We consider multi-objective simulation optimization (MOSO) problems, that is, nonlinear optimization problems in which multiple simultaneous objective functions can only be observed with stochastic error, e.g., as output from a Monte Carlo simulation model. In this context, the solution to a MOSO problem is the efficient set, which is the set of all feasible decision points for which no other feasible decision point is at least as good on all objectives and strictly better on at least one objective. We are concerned primarily with MOSO problems on integer lattices, that is, MOSO
problems where the feasible set is a subset of an integer lattice.
In the first study, we propose the Retrospective Partitioned Epsilon-constraint with Relaxed Local Enumeration (R-PεRLE) algorithm to solve the bi-objective simulation optimization problem on integer lattices. R-PεRLE is designed for sampling efficiency. It uses a retrospective approximation (RA) framework to repeatedly call
the PεRLE sample-path solver at a sequence of increasing sample sizes, using the solution from the previous RA iteration as a warm start for the current RA iteration. The PεRLE sample-path solver is designed to solve the sample-path problem only to within a tolerance commensurate with the sampling error. It comprises a call to each of the Pε and RLE algorithms, in sequence. First, Pε searches for new points to add to the sample-path local efficient set by solving multiple constrained single- objective optimization problems. Pε places constraints to locate new sample-path local efficient points that are a function of the standard error away, in the objective space, from those already obtained. Then, the set of sample-path local efficient points found by Pε is sent to RLE, which is a local crawling algorithm that ensures the set is a sample-path approximate local efficient set. As the number of RA iterations increases, R-PεRLE provably converges to a local efficient set with probability one under appropriate regularity conditions. We also propose a naive, provably-convergent benchmark algorithm for problems with two or more objectives, called R-MinRLE. R-MinRLE is identical to R-PεRLE except that it replaces the Pε algorithm with an algorithm that updates one local minimum on each objective before invoking RLE. R-PεRLE performs favorably relative to R-MinRLE and the current state of the art, MO-COMPASS, in our numerical experiments. Our work points to a family of
RA algorithms for MOSO on integer lattices that employ RLE for certification of a sample-path approximate local efficient set, and for which the convergence guarantees are provided in this study.

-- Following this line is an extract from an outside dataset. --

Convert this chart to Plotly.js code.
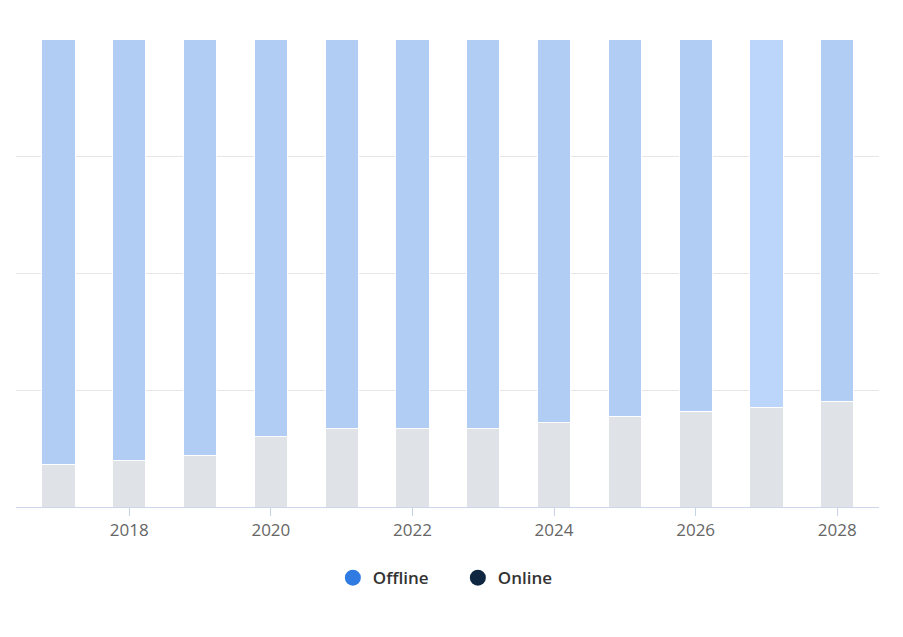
<!DOCTYPE html>
<html>
<head>
<meta charset="utf-8">
<script src="https://cdn.plot.ly/plotly-3.0.1.min.js"></script>
<style>html,body{margin:0;padding:0;background:#fff;}#chart{width:903px;height:637px;}</style>
</head>
<body>
<div id="chart"></div>
<script>
const years = [2017, 2018, 2019, 2020, 2021, 2022, 2023, 2024, 2025, 2026, 2027, 2028];
const online = [9.1, 10.0, 10.9, 15.0, 16.7, 16.7, 16.7, 18.0, 19.3, 20.5, 21.2, 22.5];
const offline = online.map(v => +(100 - v).toFixed(1));
const tickYears = [2018, 2020, 2022, 2024, 2026, 2028];
const seriesNames = ['Offline', 'Online'];

const offlineColors = years.map(y => y === 2027 ? '#bcd6fb' : '#b1cdf3');

const traces = [
  {type: 'bar', x: years, y: online, name: seriesNames[1], showlegend: false,
   marker: {color: '#dfe3e8', line: {color: '#ffffff', width: 1}}, width: 0.47, hoverinfo: 'x+y'},
  {type: 'bar', x: years, y: offline, name: seriesNames[0], showlegend: false,
   marker: {color: offlineColors, line: {color: '#ffffff', width: 1}}, width: 0.47, hoverinfo: 'x+y'},
  {type: 'scatter', mode: 'markers', x: [null], y: [null], name: seriesNames[0],
   marker: {color: '#2f7be2', size: 16, symbol: 'circle'}},
  {type: 'scatter', mode: 'markers', x: [null], y: [null], name: seriesNames[1],
   marker: {color: '#0f2740', size: 16, symbol: 'circle'}}
];

const layout = {
  width: 903, height: 637,
  margin: {l: 16, r: 24, t: 39, b: 130},
  paper_bgcolor: '#ffffff', plot_bgcolor: '#ffffff',
  barmode: 'stack',
  xaxis: {
    range: [2016.4, 2028.59],
    tickvals: tickYears, ticktext: tickYears.map(String),
    showgrid: false, zeroline: false,
    showline: true, linecolor: '#ccd6eb', linewidth: 1,
    ticks: 'outside', ticklen: 8, tickcolor: '#c8d2e6', tickwidth: 1,
    tickfont: {family: 'Open Sans, sans-serif', size: 17, color: '#666666'}
  },
  yaxis: {
    range: [0, 100], dtick: 25, showticklabels: false,
    showgrid: true, gridcolor: '#e6e6e6', gridwidth: 1, zeroline: false, fixedrange: true
  },
  showlegend: true,
  legend: {
    orientation: 'h', x: 0.512, xanchor: 'center', y: -0.152, yanchor: 'middle',
    font: {family: 'Open Sans, sans-serif', size: 17, color: '#333333', weight: 600},
    itemwidth: 30, traceorder: 'normal', entrywidth: 80, entrywidthmode: 'pixels'
  }
};

Plotly.newPlot('chart', traces, layout, {displayModeBar: false, staticPlot: true});
</script>
</body>
</html>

In the second study, we present the PyMOSO software package for solving multi-objective simulation optimization problems on integer lattices, and for implementing
and testing new simulation optimization (SO) algorithms. First, for solving MOSO problems on integer lattices, PyMOSO implements R-PεRLE and R-MinRLE, which are developed in the first study. Both algorithms employ pseudo-gradients, are designed for sampling efficiency, and return solutions that, under appropriate regularity conditions, provably converge to a local efficient set with probability one as the simulation budget increases. PyMOSO can interface with existing simulation software and can obtain simulation replications in parallel. Second, for implementing and testing new SO algorithms, PyMOSO includes pseudo-random number stream management, implements algorithm testing with independent pseudo-random number streams run in parallel, and computes the performance of algorithms with user-defined metrics. For convenience, we also include an implementation of R-SPLINE for problems with one objective. The PyMOSO source code is available under a permissive open source license.